Mt Monger produced 25,702oz with sales of 26,474oz at $2113/oz. YTD Mt Monger has returned 66,712oz with sales of 66,467oz at $2337/oz, including $409/oz from the stockpile treatment.
SLR expects sale to be at the bottom end of its guidance of 260-275,000oz at AISC of $1950-2050/oz.
Year to date it’s tracking at 179,988oz of gold and 841t of copper produced and sales of 176,831oz and 720t at a sale pice of $2614/oz and AISC of $2104/oz.
RBC’s Alex Barkley said the result was weak, with sales guidance shifted to the lower end of its original 260-290,000oz range and AISC guidance in the upper half of its original $1850-2050/oz range.
“A weak Q3 result, with potential negative read-through for future periods,” Barkley told clients.

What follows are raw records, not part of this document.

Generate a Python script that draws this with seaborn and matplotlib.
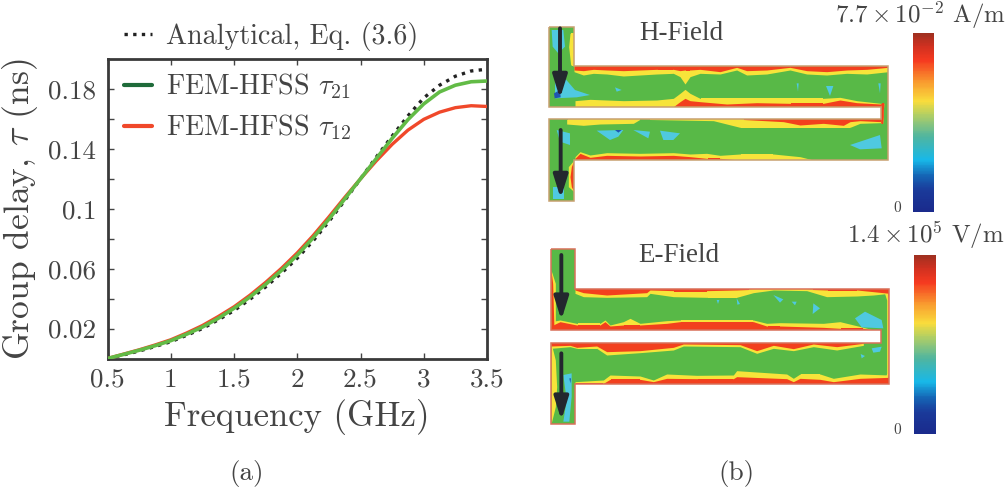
import numpy as np
import pandas as pd
import matplotlib
matplotlib.use("Agg")
import matplotlib.pyplot as plt
import seaborn as sns
from matplotlib.colors import LinearSegmentedColormap
from matplotlib.lines import Line2D
from matplotlib.patches import PathPatch, Polygon
from matplotlib.path import Path

# Group delay curves (GHz, ns)
freq = [0.5, 0.625, 0.75, 0.875, 1.0, 1.125, 1.25, 1.375, 1.5, 1.625, 1.75, 1.875, 2.0,
        2.125, 2.25, 2.375, 2.5, 2.625, 2.75, 2.875, 3.0, 3.125, 3.25, 3.375, 3.5]
tau_analytical = [0.0, 0.0024, 0.0050, 0.0080, 0.0112, 0.0155, 0.0200, 0.0258, 0.0320, 0.0395, 0.0478, 0.0570, 0.0670,
                  0.0785, 0.0915, 0.1055, 0.1200, 0.1345, 0.1485, 0.1620, 0.1740, 0.1825, 0.1885, 0.1920, 0.1932]
tau_21 = [0.0, 0.0027, 0.0055, 0.0085, 0.0119, 0.0162, 0.0210, 0.0268, 0.0335, 0.0410, 0.0495, 0.0588, 0.0690,
          0.0805, 0.0930, 0.1065, 0.1200, 0.1335, 0.1470, 0.1595, 0.1700, 0.1780, 0.1825, 0.1848, 0.1853]
tau_12 = [0.0, 0.0029, 0.0058, 0.0090, 0.0125, 0.0170, 0.0220, 0.0280, 0.0345, 0.0422, 0.0508, 0.0602, 0.0705,
          0.0820, 0.0945, 0.1075, 0.1200, 0.1320, 0.1430, 0.1525, 0.1597, 0.1645, 0.1675, 0.1688, 0.1683]

x_ticks = [0.5, 1, 1.5, 2, 2.5, 3, 3.5]
x_tick_labels = ["0.5", "1", "1.5", "2", "2.5", "3", "3.5"]
y_ticks = [0.02, 0.04, 0.06, 0.08, 0.10, 0.12, 0.14, 0.16, 0.18]
y_tick_labels = ["0.02", "", "0.06", "", "0.1", "", "0.14", "", "0.18"]

# Colour scale shared by both field maps
scale_positions = [0.0, 0.12, 0.2, 0.29, 0.42, 0.55, 0.62, 0.72, 0.85, 0.93, 1.0]
scale_colors = ["#1a2a8c", "#1a3a9a", "#1565b5", "#18b8e8", "#4fb5a0", "#b8d060",
                "#f9dc3c", "#f9a030", "#f53a20", "#d03020", "#a03020"]

# H-field map: outline and band boundaries on the panel grid
h_outline = [(27, 50), (102, 50), (102, 168), (1045, 168), (1045, 450), (102, 450), (102, 572),
             (27, 572), (27, 328), (1022, 328), (1022, 290), (27, 290)]
h_top_x = [102, 130, 160, 200, 250, 300, 350, 400, 420, 435, 450, 480, 540, 590, 620, 680, 750, 800, 860, 920, 980, 1045]
h_top_yellow = [185, 195, 190, 192, 198, 195, 192, 190, 200, 222, 200, 190, 192, 180, 195, 192, 180, 192, 195, 190, 192, 185]
h_top_red = [180, 182, 178, 180, 182, 180, 178, 178, 182, 180, 180, 178, 185, 172, 182, 180, 172, 182, 185, 180, 178, 172]
h_mid_up_x = [105, 150, 250, 350, 400, 420, 435, 450, 480, 560, 650, 750, 850, 900, 950, 1022]
h_mid_up_yellow = [272, 268, 272, 270, 265, 250, 238, 250, 265, 265, 265, 265, 265, 262, 272, 280]
h_mid_up_red = [290, 290, 290, 290, 290, 275, 265, 272, 275, 282, 278, 280, 280, 270, 278, 282]
h_mid_low_x = [80, 130, 180, 280, 300, 520, 600, 730, 780, 850, 910, 930, 960, 1022]
h_mid_low_yellow = [342, 346, 342, 340, 328, 332, 352, 352, 352, 352, 352, 352, 340, 338]
h_mid_low_red = [328, 328, 328, 328, 328, 328, 328, 335, 345, 340, 346, 335, 332, 335]
h_bot_x = [105, 120, 150, 200, 300, 400, 450, 500, 540, 600, 700, 780, 820]
h_bot_yellow = [440, 425, 435, 428, 430, 428, 432, 430, 436, 432, 432, 440, 450]
h_bot_red = [445, 430, 442, 436, 438, 436, 440, 445, 445, 450, 450, 450, 450]
h_stub_up_y = [70, 110, 165]
h_stub_up_yellow = [90, 86, 92]
h_stub_up_red = [102, 102, 102]
h_stub_low_y = [450, 470, 500, 530, 545]
h_stub_low_yellow = [102, 85, 85, 85, 102]
h_stub_low_red = [102, 94, 90, 94, 102]
h_cyan = [
    [(35, 60), (70, 60), (75, 110), (55, 130), (38, 110)],
    [(45, 210), (75, 205), (105, 240), (150, 255), (110, 262), (45, 265)],
    [(225, 232), (245, 240), (230, 245)], [(858, 228), (880, 228), (870, 258)],
    [(770, 220), (776, 220), (774, 245)], [(1015, 220), (1022, 220), (1020, 250)],
    [(170, 362), (250, 360), (235, 380), (210, 390)], [(280, 360), (330, 365), (325, 385)],
    [(360, 362), (420, 370), (400, 390), (370, 390)], [(50, 360), (90, 370), (90, 405), (60, 395)],
    [(40, 530), (72, 530), (72, 568), (40, 568)], [(930, 405), (1020, 375), (1025, 415), (960, 418)],
]
h_blue = [[(42, 250), (60, 240), (62, 262), (44, 265)], [(225, 360), (245, 360), (235, 368)]]
h_end_cap_y = [280, 300, 320, 340]
h_end_cap_x = [1032, 1030, 1030, 1028]
h_arrows = [(60, 55, 265), (62, 360, 565)]

# E-field map
e_outline = [(33, 27), (105, 27), (105, 148), (1048, 148), (1048, 432), (105, 432), (105, 552),
             (33, 552), (33, 308), (1022, 308), (1022, 270), (33, 270)]
e_top_x = [105, 130, 200, 320, 330, 400, 500, 590, 640, 700, 800, 860, 950, 1000, 1048]
e_top_yellow = [160, 170, 172, 170, 160, 170, 172, 172, 158, 150, 152, 170, 168, 165, 160]
e_top_red = [150, 158, 165, 158, 150, 152, 152, 150, 148, 148, 148, 150, 150, 155, 160]
e_mid_up_x = [33, 60, 110, 180, 195, 210, 250, 270, 300, 380, 420, 500, 640, 680, 720, 850, 900, 970, 1000]
e_mid_up_yellow = [245, 240, 250, 250, 240, 255, 245, 235, 250, 242, 240, 240, 240, 250, 248, 250, 245, 262, 270]
e_mid_up_red = [258, 245, 255, 255, 245, 258, 255, 255, 255, 250, 245, 245, 245, 258, 258, 262, 265, 265, 270]
e_mid_low_x = [33, 90, 110, 170, 200, 300, 400, 430, 600, 650, 700, 760, 820, 890, 970]
e_mid_low_yellow = [325, 320, 325, 325, 345, 338, 330, 318, 320, 340, 325, 332, 320, 330, 316]
e_mid_low_red = [318, 316, 322, 318, 335, 332, 322, 312, 314, 332, 316, 326, 312, 320, 310]
e_bot_x = [105, 190, 210, 300, 340, 380, 470, 580, 590, 740, 760, 780, 840, 880, 960, 1048]
e_bot_yellow = [425, 420, 405, 408, 420, 402, 406, 405, 392, 402, 415, 402, 402, 415, 402, 405]
e_bot_red = [430, 430, 418, 418, 425, 415, 416, 416, 410, 416, 425, 415, 418, 425, 415, 412]
e_left_y = [90, 130, 200, 270, 308, 360, 440, 500, 552]
e_left_yellow = [33, 46, 46, 46, 33, 46, 50, 46, 33]
e_left_red = [33, 38, 40, 42, 33, 33, 33, 33, 33]
e_right_y = [148, 180, 250, 330, 400, 432]
e_right_yellow = [1030, 1040, 1040, 1040, 1040, 1030]
e_right_red = [1042, 1045, 1045, 1045, 1045, 1042]
e_cyan = [
    [(945, 235), (975, 215), (1025, 240), (1030, 265), (965, 262)],
    [(700, 165), (730, 178), (720, 188)], [(820, 190), (840, 205), (818, 222)],
    [(530, 180), (538, 180), (534, 192)], [(590, 175), (600, 192), (592, 194)],
    [(755, 185), (770, 185), (765, 196)], [(995, 325), (1025, 320), (1020, 335), (1000, 338)],
    [(962, 342), (975, 348), (965, 355)],
    [(70, 405), (95, 400), (95, 470), (88, 545), (70, 545), (80, 480)],
]
e_blue = [[(88, 415), (93, 415), (91, 430)]]
e_arrows = [(64, 45, 240), (64, 340, 540)]

FIELD_GREEN = "#58b947"
FIELD_YELLOW = "#f7e43a"
FIELD_RED = "#f2401e"
FIELD_CYAN = "#4fc9e0"
FIELD_BLUE = "#1f55b0"
TEXT = "#444444"
W, H = 1006, 498

sns.set_theme(style="ticks")
plt.rcParams.update({
    "font.family": ["cmr10", "DejaVu Serif"],
    "mathtext.fontset": "cm",
    "axes.unicode_minus": False,
    "axes.formatter.use_mathtext": True,
    "text.color": TEXT,
    "axes.labelcolor": TEXT,
    "xtick.labelcolor": TEXT,
    "ytick.labelcolor": TEXT,
})

fig = plt.figure(figsize=(W / 100, H / 100), dpi=100)


def axes_at(x0, y0, x1, y1):
    """Axes placed by its pixel box, measured from the top-left of the figure."""
    return fig.add_axes([x0 / W, 1 - y1 / H, (x1 - x0) / W, (y1 - y0) / H])


# Panel (a): group delay
ax = axes_at(107.5, 59, 487, 358.5)
curves = pd.DataFrame({"f": freq, "analytical": tau_analytical, "t21": tau_21, "t12": tau_12})
sns.lineplot(data=curves, x="f", y="analytical", ax=ax, color="#222222", lw=2.4,
             linestyle=(0, (1, 1.6)), zorder=2)
sns.lineplot(data=curves, x="f", y="t12", ax=ax, color="#f0482a", lw=2.4, zorder=3)
sns.lineplot(data=curves, x="f", y="t21", ax=ax, color="#62bb46", lw=2.6, zorder=4)
ax.set_xlim(0.5, 3.5)
ax.set_ylim(0, 0.2)
ax.set_xticks(x_ticks, x_tick_labels)
ax.set_yticks(y_ticks, y_tick_labels)
ax.tick_params(axis="both", which="major", direction="in", top=True, right=True,
               length=4, width=1, color="#444444", labelsize=19.5, pad=8)
ax.tick_params(axis="x", pad=7)
ax.set_xlabel("Frequency (GHz)", fontsize=25, labelpad=5)
ax.set_ylabel(r"Group delay, $\tau$ (ns)", fontsize=25.6, labelpad=6)
for spine in ax.spines.values():
    spine.set_linewidth(2)
    spine.set_color("#3a3a3a")

top_legend = ax.legend(
    handles=[Line2D([], [], color="#222222", lw=2.4, linestyle=(0, (1, 1.6)), label="Analytical, Eq. (3.6)")],
    loc="center left", bbox_to_anchor=(0.0, 1.076), frameon=False, fontsize=20.2,
    handlelength=0.97, handletextpad=0.52, borderpad=0, borderaxespad=0.6)
ax.add_artist(top_legend)
ax.legend(
    handles=[Line2D([], [], color="#1f6b3a", lw=3, label=r"FEM-HFSS $\tau_{21}$"),
             Line2D([], [], color="#f0482a", lw=3, label=r"FEM-HFSS $\tau_{12}$")],
    loc="upper left", bbox_to_anchor=(0.0, 1.015), frameon=False, fontsize=20.2,
    handlelength=0.97, handletextpad=0.52, borderpad=0, borderaxespad=0.6, labelspacing=0.41)


def draw_field(box, outline, hbands, vbands, cyan, blue, arrows, edge):
    """Field magnitude map: green body with yellow/red bands clipped to the conductor."""
    m = axes_at(*box)
    m.set_xlim(0, 1080)
    m.set_ylim(600, 0)
    m.axis("off")
    body = PathPatch(Path(list(outline) + [outline[0]], closed=False), facecolor=FIELD_GREEN,
                     edgecolor="none", zorder=1)
    m.add_patch(body)
    artists = []
    for xs, base, yellow, red in hbands:
        artists.append(m.fill_between(xs, base, yellow, color=FIELD_YELLOW, lw=0, zorder=2))
        artists.append(m.fill_between(xs, base, red, color=FIELD_RED, lw=0, zorder=3))
    for ys, base, yellow, red in vbands:
        artists.append(m.fill_betweenx(ys, base, yellow, color=FIELD_YELLOW, lw=0, zorder=2))
        artists.append(m.fill_betweenx(ys, base, red, color=FIELD_RED, lw=0, zorder=3))
    for pts in cyan:
        artists.append(m.add_patch(Polygon(pts, facecolor=FIELD_CYAN, edgecolor="none", zorder=4)))
    for pts in blue:
        artists.append(m.add_patch(Polygon(pts, facecolor=FIELD_BLUE, edgecolor="none", zorder=5)))
    for a in artists:
        a.set_clip_path(body)
    m.add_patch(PathPatch(Path(list(outline) + [outline[0]]), facecolor="none",
                          edgecolor=edge, lw=1.1, zorder=6))
    for x, y0, y1 in arrows:
        m.annotate("", xy=(x, y1), xytext=(x, y0), zorder=7,
                   arrowprops=dict(arrowstyle="-|>,head_length=1.15,head_width=0.36",
                                   color="#23272e", lw=2.8, shrinkA=0, shrinkB=0))
    return m


draw_field(
    (540, 10, 900, 210), h_outline,
    [(h_top_x, 168, h_top_yellow, h_top_red),
     (h_mid_up_x, 290, h_mid_up_yellow, h_mid_up_red),
     (h_mid_low_x, 328, h_mid_low_yellow, h_mid_low_red),
     (h_bot_x, 450, h_bot_yellow, h_bot_red)],
    [(h_stub_up_y, 102, h_stub_up_yellow, h_stub_up_red),
     (h_stub_low_y, 102, h_stub_low_yellow, h_stub_low_red),
     (h_end_cap_y, 1022, h_end_cap_x, h_end_cap_x)],
    h_cyan, h_blue, h_arrows, "#c8a070")
draw_field(
    (540, 240, 900, 440), e_outline,
    [(e_top_x, 148, e_top_yellow, e_top_red),
     (e_mid_up_x, 270, e_mid_up_yellow, e_mid_up_red),
     (e_mid_low_x, 308, e_mid_low_yellow, e_mid_low_red),
     (e_bot_x, 432, e_bot_yellow, e_bot_red)],
    [(e_left_y, 33, e_left_yellow, e_left_red),
     (e_right_y, 1048, e_right_yellow, e_right_red)],
    e_cyan, e_blue, e_arrows, "#d9705a")

# Colour bars drawn as one-column heatmaps
field_cmap = LinearSegmentedColormap.from_list("field", list(zip(scale_positions, scale_colors)))
levels = np.linspace(1, 0, 200).reshape(-1, 1)
for box in [(913, 33, 934, 212), (914, 255, 935.5, 434)]:
    cb = axes_at(*box)
    sns.heatmap(levels, ax=cb, cmap=field_cmap, vmin=0, vmax=1, cbar=False,
                xticklabels=False, yticklabels=False)


def page_text(x, y, s, **kw):
    kw.setdefault("ha", "center")
    kw.setdefault("va", "center")
    fig.text(x / W, 1 - y / H, s, **kw)


serif = ["Liberation Serif", "DejaVu Serif"]
page_text(681, 34, "H-Field", family=serif, fontsize=19.5)
page_text(679, 256, "E-Field", family=serif, fontsize=19.5)
page_text(835, 15, r"$7.7\times10^{-2}$ A/m", ha="left", fontsize=17.9)
page_text(847, 235, r"$1.4\times10^{5}$ V/m", ha="left", fontsize=17.9)
page_text(897, 208, "0", fontsize=11)
page_text(897, 430, "0", fontsize=11)
page_text(247, 473, "(a)", fontsize=19.5)
page_text(736, 473, "(b)", fontsize=19.5)

fig.savefig("out.png", dpi=100, facecolor="white")
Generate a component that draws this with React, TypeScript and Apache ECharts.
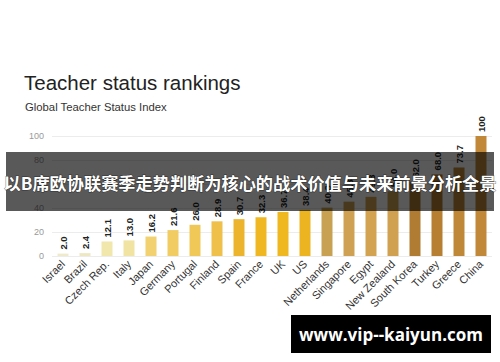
import React, { useEffect, useRef } from "react";
import * as echarts from "echarts";

const categories = [
  "Israel", "Brazil", "Czech Rep.", "Italy", "Japan", "Germany", "Portugal", "Finland", "Spain", "France",
  "UK", "US", "Netherlands", "Singapore", "Egypt", "New Zealand", "South Korea", "Turkey", "Greece", "China",
];
const values = [2.0, 2.4, 12.1, 13.0, 16.2, 21.6, 26.0, 28.9, 30.7, 32.3, 36.7, 38.4, 40.3, 45.3, 49.3, 54.0, 62.0, 68.0, 73.7, 100];
const barColors = [
  "#eeeacb", "#ede7c2", "#f1e6ab", "#f1e3a2", "#f1d170", "#f1cc62", "#f0c858", "#efc04a", "#ebb42c", "#efb822",
  "#efb820", "#edb421", "#c9a152", "#cfa253", "#d3a352", "#cfa150", "#b07b32", "#b77f31", "#bf8838", "#c08838",
];
const yTicks = { min: 0, max: 100, interval: 20 };
const titleText = "Teacher status rankings";
const subtitleText = "Global Teacher Status Index";
const bannerText = "以B席欧协联赛季走势判断为核心的战术价值与未来前景分析全景";
const watermarkText = "www.vip--kaiyun.com";

export default function App() {
  const ref = useRef<HTMLDivElement>(null);
  useEffect(() => {
    if (!ref.current) return;
    const chart = echarts.init(ref.current, undefined, { renderer: "svg" });
    chart.setOption({
      animation: false,
      backgroundColor: "#ffffff",
      title: [
        {
          text: titleText,
          left: 19,
          top: 67,
          textStyle: { fontSize: 20.5, fontWeight: "normal", color: "#222", fontFamily: "Liberation Sans, Arial, sans-serif" },
        },
        {
          text: subtitleText,
          left: 20,
          top: 96,
          textStyle: { fontSize: 11.3, fontWeight: "normal", color: "#333", fontFamily: "Liberation Sans, Arial, sans-serif" },
        },
      ],
      grid: { left: 52, right: 8, top: 136, bottom: 106, containLabel: false },
      xAxis: {
        type: "category",
        data: categories,
        axisLine: { show: false },
        axisTick: { show: false },
        axisLabel: {
          rotate: 45,
          interval: 0,
          margin: 6,
          fontSize: 11,
          color: "#333",
          fontFamily: "Liberation Sans, Arial, sans-serif",
        },
      },
      yAxis: {
        type: "value",
        min: yTicks.min,
        max: yTicks.max,
        interval: yTicks.interval,
        axisLine: { show: false },
        axisTick: { show: false },
        axisLabel: { fontSize: 9, color: "#999", margin: 8, fontFamily: "Liberation Sans, Arial, sans-serif" },
        splitLine: { lineStyle: { color: "#ececec", width: 1 } },
      },
      series: [
        {
          type: "bar",
          barWidth: 11,
          data: values.map((v, i) => ({ value: v, itemStyle: { color: barColors[i] } })),
          label: {
            show: true,
            position: "top",
            rotate: 90,
            align: "left",
            verticalAlign: "middle",
            distance: 4,
            fontSize: 9.5,
            fontWeight: "bold",
            color: "#222",
            fontFamily: "Liberation Sans, Arial, sans-serif",
            formatter: (p: any) => (p.value === 100 ? "100" : Number(p.value).toFixed(1)),
          },
        },
      ],
      graphic: [
        {
          type: "rect",
          z: 100,
          shape: { x: 6, y: 152, width: 488, height: 59 },
          style: { fill: "rgba(0,0,0,0.65)" },
        },
        {
          type: "text",
          z: 101,
          x: 250,
          y: 182,
          style: {
            text: bannerText,
            fill: "#ffffff",
            fontSize: 17.2,
            fontWeight: "bold",
            fontFamily: "Noto Sans CJK SC, sans-serif",
            align: "center",
            verticalAlign: "middle",
            stroke: "rgba(0,0,0,0.5)",
            lineWidth: 1,
          },
        },
        {
          type: "rect",
          z: 100,
          shape: { x: 291, y: 315, width: 200, height: 38 },
          style: { fill: "#000000" },
        },
        {
          type: "text",
          z: 101,
          x: 391,
          y: 334,
          style: {
            text: watermarkText,
            fill: "#ffffff",
            fontSize: 17,
            fontWeight: "bold",
            fontFamily: "Open Sans, Liberation Sans, sans-serif",
            align: "center",
            verticalAlign: "middle",
          },
        },
      ],
    });
    return () => chart.dispose();
  }, []);
  return <div ref={ref} style={{ width: 500, height: 362, position: "absolute", left: 0, top: 0 }} />;
}
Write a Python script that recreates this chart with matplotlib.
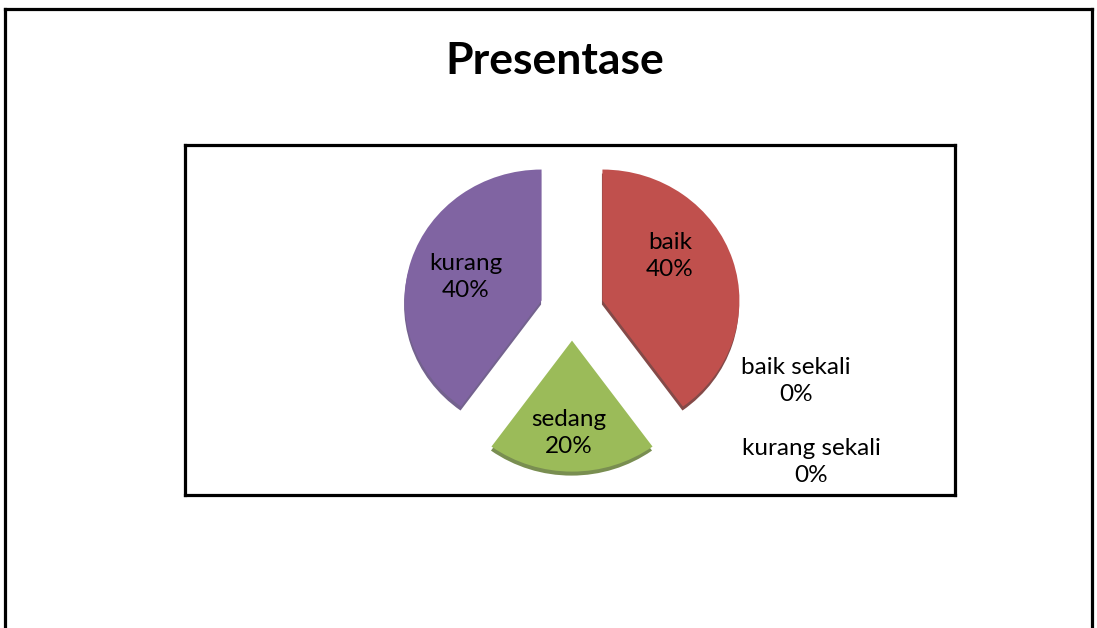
import matplotlib.pyplot as plt
from matplotlib.lines import Line2D
import numpy as np

# chart data
categories = ['baik sekali', 'baik', 'sedang', 'kurang', 'kurang sekali']
values = [0, 40, 20, 40, 0]
colors = ['#4F81BD', '#C0504D', '#9BBB59', '#8064A2', '#4BACC6']
side_colors = ['#2F4D71', '#6E2A28', '#627A33', '#5B467A', '#2C6A7A']
title = 'Presentase'

W, H = 1097, 628
plt.rcParams['font.family'] = ['Lato', 'DejaVu Sans']

fig = plt.figure(figsize=(W / 100, H / 100), dpi=100)
fig.patch.set_facecolor('white')

# outer frame (open at the bottom)
lw_px = 3.2
lw = lw_px * 72 / 100
frame = [([5, 5], [H, 9]), ([5, 1092], [9, 9]), ([1092, 1092], [9, H])]
for xs, ys in frame:
    fig.add_artist(Line2D([x / W for x in xs], [1 - y / H for y in ys],
                          color='black', lw=lw, transform=fig.transFigure,
                          solid_capstyle='projecting'))

fig.text(555 / W, 1 - 61 / H, title, ha='center', va='center',
         fontsize=32, fontweight='bold', color='black')

# inner chart box; x data = pixels, y data stretched to flatten the pie
x0, y0, x1, y1 = 185, 145, 955, 495
tilt = 137 / 131
ax = fig.add_axes([x0 / W, 1 - y1 / H, (x1 - x0) / W, (y1 - y0) / H])


def to_data(px, py):
    return px, (y1 - py) * tilt


radius = 137
explode = [0, 32, 32, 32, 0]

# thin darker "side" under each slice for the 3-D look
side, _ = ax.pie(values, colors=side_colors, startangle=90, counterclock=False,
                 explode=explode, center=to_data(571.5, 314), radius=radius,
                 wedgeprops=dict(linewidth=0))
wedges, _ = ax.pie(values, colors=colors, startangle=90, counterclock=False,
                   explode=explode, center=to_data(572, 310), radius=radius,
                   wedgeprops=dict(linewidth=0))
for w in side:
    w.set_alpha(0.85)

ax.set_aspect('auto')
ax.set_xlim(x0, x1)
ax.set_ylim(0, (y1 - y0) * tilt)
ax.set_xticks([])
ax.set_yticks([])
ax.set_frame_on(True)
for s in ax.spines.values():
    s.set_linewidth(lw)
    s.set_color('black')

total = sum(values)
label_xy = [(796, 381), (670, 256), (569, 433), (466, 277), (811, 462)]
for cat, v, (lx, ly) in zip(categories, values, label_xy):
    pct = 100 * v / total
    ax.text(*to_data(lx, ly), f'{cat}\n{pct:.0f}%', ha='center', va='center',
            multialignment='center', fontsize=17.5, linespacing=1.3,
            color='black')

fig.savefig('out.png', dpi=100)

“Q3 gold of 63koz was 7% below RBCe and 9% below consensus. AISC of A$2014/oz was 5% above us and consensus.
“Mt Monger performed well, with issues at Deflector and Sugar Zone. Deflector mill grade only rose to 4.9g/t (RBCe 5.63g/t) leaving the site 22% short of our gold forecast.
“SLR had expected grades to rise through the year. Mining has entered the higher grade South West Deflector area as planned, however, grades have fallen short of what was required for site FY23 guidance (130-135koz, RBCe 126koz).
“There is potential that lower-than-expected grades persist into Q4 (RBCe 6.1g/t) and FY23 (RBCe 5.9g/t).”
Silver Lake is planning to replace Sugar Zone’s ageing fleet over the next six months in the hope of improving its performance.
Aeris Resources (ASX:AIS) is the latest victim of a rainy summer in northern Queensland, reducing copper equivalent guidance to 53,000-63,000t on the impact of heavy rainfall at its Mt Colin mine in the normally termed Sunshine State, branding ASX-listed copper miners must take as some sort of water cooler joke by now.
Copper production will drop for FY23 from 32,000-40,000t to 28,000-32,000t, with delays bringing the Budgerygar deposit online at its Tritton project in New South Wales also impacting guidance.
Zinc, gold and silver production of 24-29,000t, 60-78,000oz and 1.1-1.3Moz respectively remain unchanged, with the Jaguar and Cracow mines running to plan.
AIS produced 6,000t Cu, 4200t Zn, 15,400oz Au and 200,000oz Ag in the March quarter at AISC of $5.87/lb on a copper equivalent basis.
Year to date AIS has produced 19,500t copper, 19,600t zinc, 43,100oz gold and 800,000oz silver at $5.30/lb copper equivalent, for 38,400t of copper equivalent production.